While the total number of lawsuits declined, however, many of the cases that were filed alleged digital accessibility violations by national retailers and consumer products manufacturers, including:
- A national discount retail chain with over 1,000 locations
- The manufacturer of high-end vacuums and related products
- An internationally famous piano maker
- Several national (and international) retail clothing chains
Rounding out the top three was Restaurants and Food Manufacturing, which saw 13 suits in September, a 28% drop from August’s 18 lawsuits and a 50% drop from July’s 26. As with Retail and Consumer Products, however, many of the lawsuits named national chains, including a pizza chain with over 7,000 locations in the United States, a fast food restaurant specializing in chicken sandwiches with over 2,000 locations, and a casual dining chain specializing in hamburgers.
Despite the overall decline in filings in September, the State and Local Government sector did see a significant increase in lawsuits, with 12 cases, a 140% increase from the 5 suits filed in August. Government entities sued in September included a major Florida public school system, as well as city and county governments in Florida and Minnesota.
While the overwhelming majority of cases continue to come from Florida and New York, the vast majority of the decline in case filings came from New York, which dropped from 101 new lawsuits in August to 34 in September, rather than Florida, which saw a drop of only one, from 86 in August to 85 in September. Because of the steep drop in New York filings, Florida accounted for a whopping 70% of September lawsuits, with New York at 28%. Meanwhile, Minnesota and California, with two and one digital accessibility lawsuits, respectively, collectively represented about 2% of total filings.
Finally, the percent of cases filed as class actions dropped from 58.5% in August to 45% in September. This is largely attributable to the decline in filings coming out of New York, as lawsuits begun there had been disproportionately likely to be filed as class actions.
Despite a dip in digital accessibility case filings in September, strong preliminary numbers in October suggest litigation will likely rebound in upcoming months, though a holiday effect could be seen in November and December.
While lawsuits have named defendants in nearly every industry, consumer-focused businesses remain at the highest risk of being sued due to an inaccessible website. Indeed, while the distribution of industries sued has shifted from month to month, with, e.g., Hotels eclipsing Consumer Services by the end of September, the vast majority of lawsuits have centered on inaccessible consumer-facing websites. Regardless of industry, if your organization is consumer-facing, an inaccessible website puts you at risk of a lawsuit.
The Bottom Line
If you are concerned about your organization’s risk of an ADA lawsuit, contact us for a complimentary Risk Assessment of your website. If you have already been sued, we can partner with your attorney to help you through the process.

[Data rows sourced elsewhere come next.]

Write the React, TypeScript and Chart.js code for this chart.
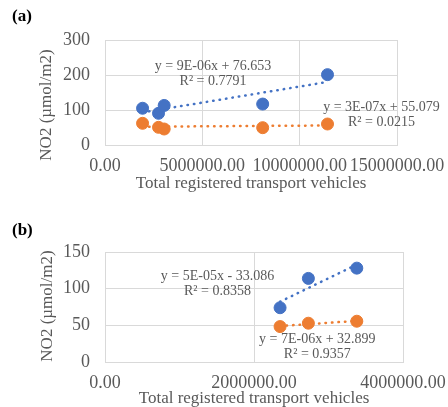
import React, { useEffect, useRef } from 'react';
import { Chart, registerables } from 'chart.js';
Chart.register(...registerables);

// ---- data (a) ----
const vehiclesA = [1930000, 2750000, 3040000, 8100000, 11430000];
const blueA = [105, 90.5, 113, 117, 201];
const orangeA = [62, 50.5, 45.7, 49.5, 60];
const xTicksA = { min: 0, max: 15000000, step: 5000000 };
const yTicksA = { min: 0, max: 300, step: 100 };
const eqBlueA = ['y = 9E-06x + 76.653', 'R² = 0.7791'];
const eqOrangeA = ['y = 3E-07x + 55.079', 'R² = 0.0215'];

// ---- data (b) ----
const vehiclesB = [2350000, 2730000, 3380000];
const blueB = [74, 114, 128];
const orangeB = [48.3, 52.9, 55.6];
const xTicksB = { min: 0, max: 4000000, step: 2000000 };
const yTicksB = { min: 0, max: 150, step: 50 };
const eqBlueB = ['y = 5E-05x - 33.086', 'R² = 0.8358'];
const eqOrangeB = ['y = 7E-06x + 32.899', 'R² = 0.9357'];

const X_TITLE = 'Total registered transport vehicles';
const Y_TITLE = 'NO2 (µmol/m2)';

const BLUE = '#4472C4';
const ORANGE = '#ED7D31';
const GRID = '#d9d9d9';
const TEXT = '#595959';
const FONT = '"Liberation Serif", "Times New Roman", serif';

function trend(xs: number[], ys: number[]) {
  const n = xs.length;
  const mx = xs.reduce((a, b) => a + b, 0) / n;
  const my = ys.reduce((a, b) => a + b, 0) / n;
  let sxy = 0, sxx = 0;
  for (let i = 0; i < n; i++) {
    sxy += (xs[i] - mx) * (ys[i] - my);
    sxx += (xs[i] - mx) * (xs[i] - mx);
  }
  const m = sxy / sxx;
  const b = my - m * mx;
  const x0 = Math.min(...xs), x1 = Math.max(...xs);
  return [{ x: x0, y: m * x0 + b }, { x: x1, y: m * x1 + b }];
}

const textPlugin = {
  id: 'textLabels',
  afterDatasetsDraw(chart: any, _args: any, opts: any) {
    const { ctx } = chart;
    const xs = chart.scales.x, ys = chart.scales.y;
    ctx.save();
    ctx.fillStyle = TEXT;
    ctx.textAlign = 'center';
    ctx.textBaseline = 'middle';
    ctx.font = `14px ${FONT}`;
    for (const lab of opts.labels || []) {
      const px = xs.getPixelForValue(lab.x);
      const py = ys.getPixelForValue(lab.y);
      lab.lines.forEach((t: string, i: number) => ctx.fillText(t, px, py + i * 15));
    }
    if (opts.yTitle) {
      ctx.font = `17px ${FONT}`;
      ctx.translate(opts.yTitle.cx, opts.yTitle.cy);
      ctx.rotate(-Math.PI / 2);
      ctx.fillText(opts.yTitle.text, 0, 0);
    }
    ctx.restore();
  },
};

function makeConfig(p: any) {
  return {
    type: 'scatter',
    data: {
      datasets: [
        { data: p.xs.map((x: number, i: number) => ({ x, y: p.blue[i] })), backgroundColor: BLUE, borderColor: BLUE, pointRadius: 6, pointHoverRadius: 6 },
        { data: p.xs.map((x: number, i: number) => ({ x, y: p.orange[i] })), backgroundColor: ORANGE, borderColor: ORANGE, pointRadius: 6, pointHoverRadius: 6 },
        { type: 'line', data: trend(p.xs, p.blue), borderColor: BLUE, borderWidth: 2.5, borderDash: [0.5, 6], borderCapStyle: 'round', pointRadius: 0, fill: false },
        { type: 'line', data: trend(p.xs, p.orange), borderColor: ORANGE, borderWidth: 2.5, borderDash: [0.5, 6], borderCapStyle: 'round', pointRadius: 0, fill: false },
      ],
    },
    options: {
      responsive: false,
      animation: false,
      events: [],
      layout: { padding: { top: p.padTop, right: p.padRight, left: 0, bottom: 0 } },
      plugins: {
        legend: { display: false },
        tooltip: { enabled: false },
        textLabels: { labels: p.labels, yTitle: p.yTitle },
      },
      scales: {
        x: {
          type: 'linear',
          min: p.xT.min, max: p.xT.max,
          afterFit: (s: any) => { s.height = p.xHeight; s.paddingRight = 0; s.paddingLeft = 0; },
          ticks: { stepSize: p.xT.step, color: TEXT, font: { family: FONT, size: 18 }, padding: 10, maxRotation: 0, minRotation: 0, autoSkip: false, callback: (v: any) => Number(v).toFixed(2) },
          grid: { color: GRID, drawTicks: false, lineWidth: 1 },
          border: { color: GRID },
          title: { display: true, text: X_TITLE, color: TEXT, font: { family: FONT, size: 17 }, padding: { top: 0, bottom: p.xTitlePad } },
        },
        y: {
          type: 'linear',
          min: p.yT.min, max: p.yT.max,
          afterFit: (s: any) => { s.width = 105; },
          ticks: { stepSize: p.yT.step, color: TEXT, font: { family: FONT, size: 18 }, padding: 15 },
          grid: { color: GRID, drawTicks: false, lineWidth: 1 },
          border: { color: GRID },
        },
      },
    },
    plugins: [textPlugin],
  };
}

function ChartCanvas({ cfg, w, h }: any) {
  const ref = useRef<HTMLCanvasElement>(null);
  useEffect(() => {
    const c = new Chart(ref.current as HTMLCanvasElement, cfg as any);
    return () => c.destroy();
  }, []);
  return <canvas ref={ref} width={w} height={h} style={{ display: 'block', width: w, height: h }} />;
}

const cfgA = makeConfig({
  xs: vehiclesA, blue: blueA, orange: orangeA, xT: xTicksA, yT: yTicksA,
  padTop: 40, padRight: 51, xHeight: 55, xTitlePad: 6,
  labels: [
    { x: 5550000, y: 225.7, lines: eqBlueA },
    { x: 14200000, y: 108.6, lines: eqOrangeA },
  ],
  yTitle: { text: Y_TITLE, cx: 47, cy: 105 },
});

const cfgB = makeConfig({
  xs: vehiclesB, blue: blueB, orange: orangeB, xT: xTicksB, yT: yTicksB,
  padTop: 52, padRight: 45, xHeight: 45, xTitlePad: -1.5,
  labels: [
    { x: 1510000, y: 117, lines: eqBlueB },
    { x: 2850000, y: 31.2, lines: eqOrangeB },
  ],
  yTitle: { text: Y_TITLE, cx: 47.5, cy: 106 },
});

export default function App() {
  const lab: React.CSSProperties = { position: 'absolute', left: 12, fontFamily: FONT, fontWeight: 'bold', fontSize: 17, color: '#000', lineHeight: '20px' };
  return (
    <div style={{ position: 'absolute', left: 0, top: 0, width: 448, height: 407, overflow: 'hidden', background: '#fff' }}>
      <div style={{ position: 'absolute', left: 0, top: 0 }}>
        <ChartCanvas cfg={cfgA} w={448} h={200} />
      </div>
      <div style={{ position: 'absolute', left: 0, top: 200 }}>
        <ChartCanvas cfg={cfgB} w={448} h={207} />
      </div>
      <div style={{ ...lab, top: 6 }}>(a)</div>
      <div style={{ ...lab, top: 220 }}>(b)</div>
    </div>
  );
}
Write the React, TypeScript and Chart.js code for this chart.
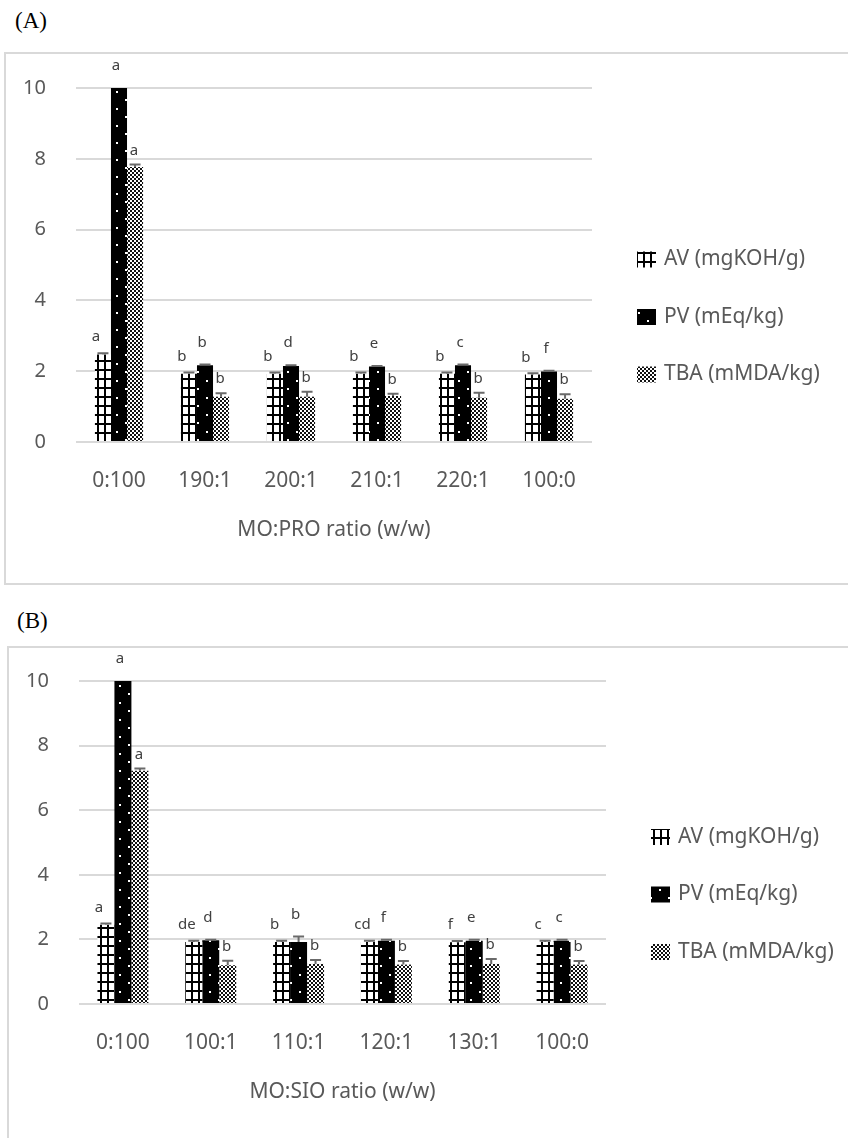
import React, { useEffect, useRef } from 'react';
import { Chart, registerables } from 'chart.js';

Chart.register(...registerables);

// ---------- shared ----------
const SERIES = ['AV (mgKOH/g)', 'PV (mEq/kg)', 'TBA (mMDA/kg)'];
const Y_MIN = 0;
const Y_MAX = 10;
const Y_STEP = 2;

// ---------- panel A ----------
const CATEGORIES_A = ['0:100', '190:1', '200:1', '210:1', '220:1', '100:0'];
const AV_A = [2.47, 1.93, 1.93, 1.93, 1.93, 1.91];
const AV_ERR_A = [0.04, 0.03, 0.03, 0.03, 0.03, 0.03];
const PV_A = [10, 2.17, 2.15, 2.13, 2.17, 1.99];
const PV_ERR_A = [0, 0.02, 0.02, 0.02, 0.02, 0.02];
const TBA_A = [7.77, 1.28, 1.28, 1.3, 1.25, 1.22];
const TBA_ERR_A = [0.07, 0.1, 0.14, 0.06, 0.14, 0.13];
const AV_LETTERS_A = ['a', 'b', 'b', 'b', 'b', 'b'];
const PV_LETTERS_A = ['a', 'b', 'd', 'e', 'c', 'f'];
const TBA_LETTERS_A = ['a', 'b', 'b', 'b', 'b', 'b'];
const X_TITLE_A = 'MO:PRO ratio (w/w)';

// ---------- panel B ----------
const CATEGORIES_B = ['0:100', '100:1', '110:1', '120:1', '130:1', '100:0'];
const AV_B = [2.45, 1.92, 1.92, 1.92, 1.91, 1.92];
const AV_ERR_B = [0.04, 0.04, 0.04, 0.04, 0.04, 0.04];
const PV_B = [10, 1.97, 1.92, 1.96, 1.96, 1.96];
const PV_ERR_B = [0, 0.02, 0.17, 0.03, 0.03, 0.03];
const TBA_B = [7.22, 1.2, 1.24, 1.22, 1.24, 1.22];
const TBA_ERR_B = [0.07, 0.14, 0.12, 0.11, 0.15, 0.11];
const AV_LETTERS_B = ['a', 'de', 'b', 'cd', 'f', 'c'];
const PV_LETTERS_B = ['a', 'd', 'b', 'f', 'e', 'c'];
const TBA_LETTERS_B = ['a', 'b', 'b', 'b', 'b', 'b'];
const X_TITLE_B = 'MO:SIO ratio (w/w)';

const FONT = '"Noto Sans", "DejaVu Sans", sans-serif';
const TEXT_GRAY = '#595959';
const LETTER_DX = [-7, -3, -1];
const LETTER_DY = [16, 22, 14];

function makeTiles(): HTMLCanvasElement[] {
  const mk = (w: number, h: number, draw: (g: CanvasRenderingContext2D) => void) => {
    const c = document.createElement('canvas');
    c.width = w;
    c.height = h;
    const g = c.getContext('2d') as CanvasRenderingContext2D;
    draw(g);
    return c;
  };
  const grid = mk(7, 9, (g) => {
    g.fillStyle = '#ffffff';
    g.fillRect(0, 0, 7, 9);
    g.fillStyle = '#000000';
    g.fillRect(0, 0, 2, 9);
    g.fillRect(0, 0, 7, 2);
  });
  const dots = mk(18, 17, (g) => {
    g.fillStyle = '#000000';
    g.fillRect(0, 0, 18, 17);
    g.fillStyle = '#ffffff';
    g.fillRect(2, 3, 2, 2);
    g.fillRect(11, 11, 2, 2);
  });
  const checker = mk(4, 4, (g) => {
    g.fillStyle = '#ffffff';
    g.fillRect(0, 0, 4, 4);
    g.fillStyle = '#111111';
    g.fillRect(0, 0, 2, 2);
    g.fillRect(2, 2, 2, 2);
  });
  return [grid, dots, checker];
}

type PanelProps = {
  categories: string[];
  values: number[][];
  errors: number[][];
  letters: string[][];
  xTitle: string;
  left: number;
  top: number;
  width: number;
  height: number;
  padTop: number;
  padRight: number;
  yAxisW: number;
  xAxisH: number;
  titlePad: number;
  catPct: number;
};

function Panel(p: PanelProps) {
  const ref = useRef<HTMLCanvasElement | null>(null);

  useEffect(() => {
    const canvas = ref.current;
    if (!canvas) return;
    const ctx = canvas.getContext('2d') as CanvasRenderingContext2D;
    const tiles = makeTiles();
    const patterns = tiles.map((t) => ctx.createPattern(t, 'repeat') as CanvasPattern);

    const overlay = {
      id: 'overlay',
      afterDatasetsDraw(chart: any) {
        const c = chart.ctx as CanvasRenderingContext2D;
        const ys = chart.scales.y;
        const area = chart.chartArea;
        c.save();
        chart.data.datasets.forEach((ds: any, i: number) => {
          const meta = chart.getDatasetMeta(i);
          meta.data.forEach((bar: any, j: number) => {
            const v = ds.data[j] as number;
            const e = p.errors[i][j];
            const yv = ys.getPixelForValue(Math.min(v, Y_MAX));
            const yt = ys.getPixelForValue(Math.min(v + e, Y_MAX));
            if (e > 0) {
              c.strokeStyle = '#6a6a6a';
              c.lineWidth = 2;
              c.beginPath();
              c.moveTo(bar.x, yv);
              c.lineTo(bar.x, yt);
              c.moveTo(bar.x - 5.5, yt);
              c.lineTo(bar.x + 5.5, yt);
              c.stroke();
            }
            c.fillStyle = '#404040';
            c.font = `15px ${FONT}`;
            c.textAlign = 'center';
            c.textBaseline = 'middle';
            c.fillText(p.letters[i][j], bar.x + LETTER_DX[i], yt - LETTER_DY[i]);
          });
        });
        // legend
        const cy0 = (area.top + area.bottom) / 2 + 52;
        chart.data.datasets.forEach((ds: any, i: number) => {
          const cy = cy0 + (i - 1) * 57.5;
          const ix = area.right + 45;
          c.fillStyle = ds.backgroundColor;
          c.fillRect(ix, cy - 8, 19, 16);
          c.fillStyle = TEXT_GRAY;
          c.font = `21px ${FONT}`;
          c.textAlign = 'left';
          c.textBaseline = 'middle';
          c.fillText(ds.label, area.right + 72, cy);
        });
        c.restore();
      },
    };

    const chart = new Chart(canvas, {
      type: 'bar',
      data: {
        labels: p.categories,
        datasets: SERIES.map((name, i) => ({
          label: name,
          data: p.values[i],
          backgroundColor: patterns[i],
          borderWidth: 0,
          categoryPercentage: p.catPct,
          barPercentage: 1,
        })),
      },
      options: {
        responsive: false,
        maintainAspectRatio: false,
        animation: false,
        devicePixelRatio: 1,
        layout: { padding: { top: p.padTop, right: p.padRight, bottom: 0, left: 0 } },
        plugins: {
          legend: { display: false },
          tooltip: { enabled: false },
          title: { display: false },
        },
        scales: {
          x: {
            grid: { display: false, drawTicks: false },
            border: { display: false },
            ticks: { color: TEXT_GRAY, font: { family: FONT, size: 21 }, padding: 26 },
            title: {
              display: true,
              text: p.xTitle,
              color: TEXT_GRAY,
              font: { family: FONT, size: 21 },
              padding: { top: 0, bottom: p.titlePad },
            },
            afterFit: (s: any) => {
              s.height = p.xAxisH;
            },
          },
          y: {
            min: Y_MIN,
            max: Y_MAX,
            ticks: { stepSize: Y_STEP, color: TEXT_GRAY, font: { family: FONT, size: 20 }, padding: 30 },
            grid: { color: '#d9d9d9', lineWidth: 2, drawTicks: false },
            border: { display: false },
            afterFit: (s: any) => {
              s.width = p.yAxisW;
              s.paddingTop = 12;
              s.paddingBottom = 12;
            },
          },
        },
      },
      plugins: [overlay],
    } as any);

    return () => chart.destroy();
  }, []);

  return (
    <canvas
      ref={ref}
      width={p.width}
      height={p.height}
      style={{ position: 'absolute', left: p.left, top: p.top, width: p.width, height: p.height }}
    />
  );
}

export default function App() {
  return (
    <div
      style={{
        position: 'absolute',
        left: 0,
        top: 0,
        width: 848,
        height: 1138,
        overflow: 'hidden',
        background: '#ffffff',
      }}
    >
      <div
        style={{
          position: 'absolute',
          left: 15,
          top: 7,
          fontFamily: '"Liberation Serif", "Times New Roman", serif',
          fontSize: 23,
          lineHeight: '28px',
          color: '#000',
        }}
      >
        (A)
      </div>
      <div
        style={{
          position: 'absolute',
          left: 4,
          top: 52,
          width: 900,
          height: 533,
          border: '2px solid #d9d9d9',
          boxSizing: 'border-box',
        }}
      />
      <Panel
        categories={CATEGORIES_A}
        values={[AV_A, PV_A, TBA_A]}
        errors={[AV_ERR_A, PV_ERR_A, TBA_ERR_A]}
        letters={[AV_LETTERS_A, PV_LETTERS_A, TBA_LETTERS_A]}
        xTitle={X_TITLE_A}
        left={6}
        top={54}
        width={842}
        height={528}
        padTop={34}
        padRight={256}
        yAxisW={70}
        xAxisH={140}
        titlePad={39}
        catPct={0.56}
      />
      <div
        style={{
          position: 'absolute',
          left: 17,
          top: 607,
          fontFamily: '"Liberation Serif", "Times New Roman", serif',
          fontSize: 23,
          lineHeight: '28px',
          color: '#000',
        }}
      >
        (B)
      </div>
      <div
        style={{
          position: 'absolute',
          left: 7,
          top: 646,
          width: 900,
          height: 600,
          border: '2px solid #d9d9d9',
          boxSizing: 'border-box',
        }}
      />
      <Panel
        categories={CATEGORIES_B}
        values={[AV_B, PV_B, TBA_B]}
        errors={[AV_ERR_B, PV_ERR_B, TBA_ERR_B]}
        letters={[AV_LETTERS_B, PV_LETTERS_B, TBA_LETTERS_B]}
        xTitle={X_TITLE_B}
        left={9}
        top={648}
        width={839}
        height={495}
        padTop={33}
        padRight={242}
        yAxisW={70}
        xAxisH={139}
        titlePad={38}
        catPct={0.58}
      />
    </div>
  );
}
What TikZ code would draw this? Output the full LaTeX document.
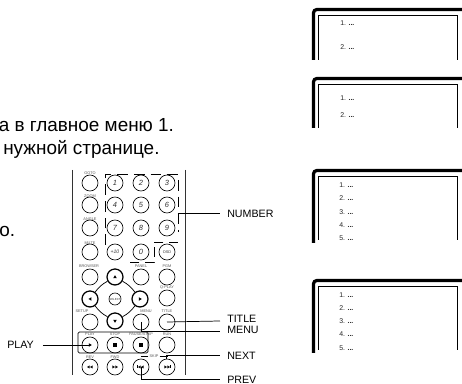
\documentclass[tikz,border=0pt]{standalone}
\usepackage{fontspec}
\setmainfont{Liberation Sans}
\newcommand{\scrbox}[3]{% top, bottom, name
  \draw[outerframe] (313.5,#2) -- (313.5,#1+3) [rounded corners=2.5] -- (313.5,#1) -- (464,#1);
  \draw[innerframe] (318.5,#2-#3) -- (318.5,#1+6) -- (457.5,#1+6) -- (457.5,#2-#3);
}
\newcommand{\iconl}[1]{\fill (#1) ++(-1.5,0) -- ++(3,-1.8) -- ++(0,3.6) -- cycle;}
\newcommand{\iconr}[1]{\fill (#1) ++(1.8,0) -- ++(-3,-1.8) -- ++(0,3.6) -- cycle;}
\newcommand{\iconu}[1]{\fill (#1) ++(0,-1.8) -- ++(-1.8,3) -- ++(3.6,0) -- cycle;}
\newcommand{\icond}[1]{\fill (#1) ++(0,1.8) -- ++(-1.8,-3) -- ++(3.6,0) -- cycle;}
\newcommand{\icons}[1]{\fill (#1) ++(-2.2,-2.2) rectangle ++(4.4,4.4);}
\begin{document}
\begin{tikzpicture}[x=.75pt,y=-.75pt,
  outerframe/.style={line width=2.4pt},
  innerframe/.style={line width=.8pt},
  item/.style={inner sep=0pt,anchor=west,font=\fontsize{5.2}{6}\selectfont,text=black!85},
  btn/.style={circle,draw,line width=.5pt,minimum size=12pt,inner sep=0pt,font=\fontsize{5.6}{6}\selectfont\itshape,text=black!80},
  hbtn/.style={btn,line width=.95pt},
  smallcap/.style={inner sep=0pt,font=\fontsize{2.9}{3}\selectfont,text=black!65},
  body/.style={inner sep=0pt,anchor=base west,font=\fontsize{14.2}{16}\selectfont},
  lab/.style={inner sep=0pt,anchor=west,font=\fontsize{8}{9}\selectfont},
  wire/.style={line width=.55pt},
  rail/.style={line width=.6pt,black!80}]
\useasboundingbox (0,0) rectangle (462,384);
\fill[white] (0,0) rectangle (462,384);

% body text
\node[body] (t1) at (-1.5,132) {а в главное меню 1.};
\node[body] (t2) at (3,155) {нужной странице.};
\node[body] (t3) at (-1,237) {о.};

% screens
\scrbox{9.5}{60}{0}
\node[item] (a1) at (340,23) {1. \textbf{...}};
\node[item] (a2) at (340,47) {2. \textbf{...}};
\scrbox{78.5}{128}{0}
\node[item] (b1) at (340,98) {1. \textbf{...}};
\node[item] (b2) at (340,115) {2. \textbf{...}};
\scrbox{170.5}{243}{3}
\foreach \n/\y in {1/185,2/198,3/212,4/225,5/238}
  \node[item] (c\n) at (339,\y) {\n. \textbf{...}};
\scrbox{280.5}{353}{3}
\foreach \n/\y in {1/295,2/308,3/321,4/334,5/348}
  \node[item] (d\n) at (339,\y) {\n. \textbf{...}};

% remote rails
\coordinate (railLt) at (72,170); \coordinate (railLb) at (72,375);
\coordinate (railRt) at (185,170); \coordinate (railRb) at (185,375);
\draw[rail] (railLt) -- (railLb);
\draw[rail] (railRt) -- (railRb);

% dashed number group
\draw[wire,dash pattern=on 8pt off 4.5pt] (105,245) -- (105,174) -- (178,174) -- (178,232);
\draw[wire,dash pattern=on 7pt off 4pt] (178,242) -- (154,242) -- (154,262) -- (128,262);

% left column
\node[btn] (goto) at (90,183) {};
\node[btn] (zoom) at (90,205) {};
\node[btn] (angle) at (90,228) {};
\node[btn] (mute) at (90,252) {};
\node[btn] (browser) at (90,277) {};
\node[btn] (setup) at (90,322) {};
% number block
\node[btn] (n1) at (115,183) {1};
\node[btn] (n2) at (141,183) {2};
\node[btn] (n3) at (167,183) {3};
\node[btn] (n4) at (115,205) {4};
\node[btn] (n5) at (141,205) {5};
\node[btn] (n6) at (167,205) {6};
\node[btn] (n7) at (115,228) {7};
\node[btn] (n8) at (141,228) {8};
\node[btn] (n9) at (167,228) {9};
\node[btn,font=\fontsize{3.8}{4}\selectfont\itshape] (n10) at (115,252) {+10};
\node[btn] (n0) at (141,252) {0};
\node[btn,font=\fontsize{2.9}{3}\selectfont] (osd) at (167,252) {OSD};
% others
\node[btn] (panel) at (141,277) {};
\node[btn] (pgm) at (167,277) {};
\node[btn] (qplay) at (167,298) {};
\node[btn] (menu) at (141,322) {};
\node[btn] (title) at (167,322) {};
\node[btn] (run) at (167,345) {};
% arrows pad
\node[hbtn] (up) at (115,277) {};
\node[hbtn] (left) at (90,299) {};
\node[hbtn] (right) at (140,299) {};
\node[hbtn] (down) at (115,321) {};
\node[btn,minimum size=9pt,font=\fontsize{2.2}{3}\selectfont] (select) at (115,299) {SELECT};
\draw[wire] (up) to[bend right=12] (left);
\draw[wire] (up) to[bend left=12] (right);
\draw[wire] (down) to[bend left=12] (left);
\draw[wire] (down) to[bend right=12] (right);
\iconu{up.center} \icond{down.center} \iconl{left.center} \iconr{right.center}
% play row
\draw[wire,rounded corners=1] (78,332) rectangle (148,353);
\node[btn] (play) at (90,345) {};
\node[btn] (stop) at (115,345) {};
\node[btn] (pause) at (141,345) {};
\iconr{play.center} \icons{stop.center} \icons{pause.center}
% bottom row
\node[btn] (rev) at (90,367) {};
\node[btn] (fwd) at (115,367) {};
\node[btn] (prevb) at (141,367) {};
\node[btn] (nextb) at (167,367) {};
\foreach \b/\d in {rev/-1,fwd/1,prevb/-1,nextb/1}{
  \fill (\b.center) ++(3*\d,0) -- ++(-2.6*\d,-1.5) -- ++(0,3) -- cycle;
  \fill (\b.center) -- ++(-2.6*\d,-1.5) -- ++(0,3) -- cycle;
}
\draw[line width=.5pt] (prevb.center) ++(-3.4,-1.5) -- ++(0,3);
\draw[line width=.5pt] (nextb.center) ++(3.4,-1.5) -- ++(0,3);

% button captions
\node[smallcap] (c1) at (90,173) {GOTO};
\node[smallcap] (c2) at (90,196) {ZOOM};
\node[smallcap] (c3) at (90,219) {ANGLE};
\node[smallcap] (c4) at (90,243) {MUTE};
\node[smallcap] (c5) at (89,266) {BROWSER};
\node[smallcap] (c6) at (141,266) {PANEL};
\node[smallcap] (c7) at (167,266) {PGM};
\node[smallcap] (c8) at (167,288) {Q-PLAY};
\node[smallcap] (c9) at (82,311) {SETUP};
\node[smallcap] (c10) at (146,311) {MENU};
\node[smallcap] (c11) at (167,311) {TITLE};
\node[smallcap] (c12) at (90,334) {PLAY};
\node[smallcap] (c13) at (115,334) {STOP};
\node[smallcap] (c14) at (141,334) {PAUSE/STEP};
\node[smallcap] (c15) at (167,334) {RUN};
\node[smallcap] (c16) at (90,357) {REV};
\node[smallcap] (c17) at (115,357) {FWD};
\node[smallcap] (skip) at (154,356) {SKIP};
\draw[line width=.3pt] (skip.west) ++(-1,0) -- ++(-7,0);
\draw[line width=.3pt] (skip.east) ++(1,0) -- ++(8,0);

% labels
\node[lab] (lnumber) at (227,214) {NUMBER};
\node[lab] (ltitle) at (227,319) {TITLE};
\node[lab] (lmenu) at (227,330) {MENU};
\node[lab] (lnext) at (227,356) {NEXT};
\node[lab] (lprev) at (227,380) {PREV};
\node[lab] (lplay) at (7,345) {PLAY};

% connectors
\coordinate (numend) at (178,213);
\coordinate (tte) at (220,321);
\coordinate (mne) at (220,331);
\coordinate (nxe) at (220,355);
\coordinate (pve) at (220,379);
\coordinate (ple) at (43,345);
\draw[wire] (numend) -- (220,213);
\draw[wire] (title.center) -- (tte);
\draw[wire] (menu.center) |- (mne);
\draw[wire] (nextb.north) ++(-1,0) |- (nxe);
\draw[wire] (prevb.center) |- (pve);
\draw[wire] (ple) -- (play.center);
\end{tikzpicture}
\end{document}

Our Methodology: Level Access uses commercially-available legal databases to search all federal court dockets for lawsuits alleging ADA claims. The results are then reviewed and cataloged by Level Access’s legal analysts, who then compile the data on a monthly basis. While all of the cases in the database have been verified to include a digital accessibility claim, the database may be missing other cases that did not come up in our search. The database also excludes cases filed in state courts, which may have the effect of undercounting litigation in states that have their own laws prohibiting discrimination against individuals with disabilities (e.g., California, New York).
This blog post is for informational purposes only and does not constitute legal advice.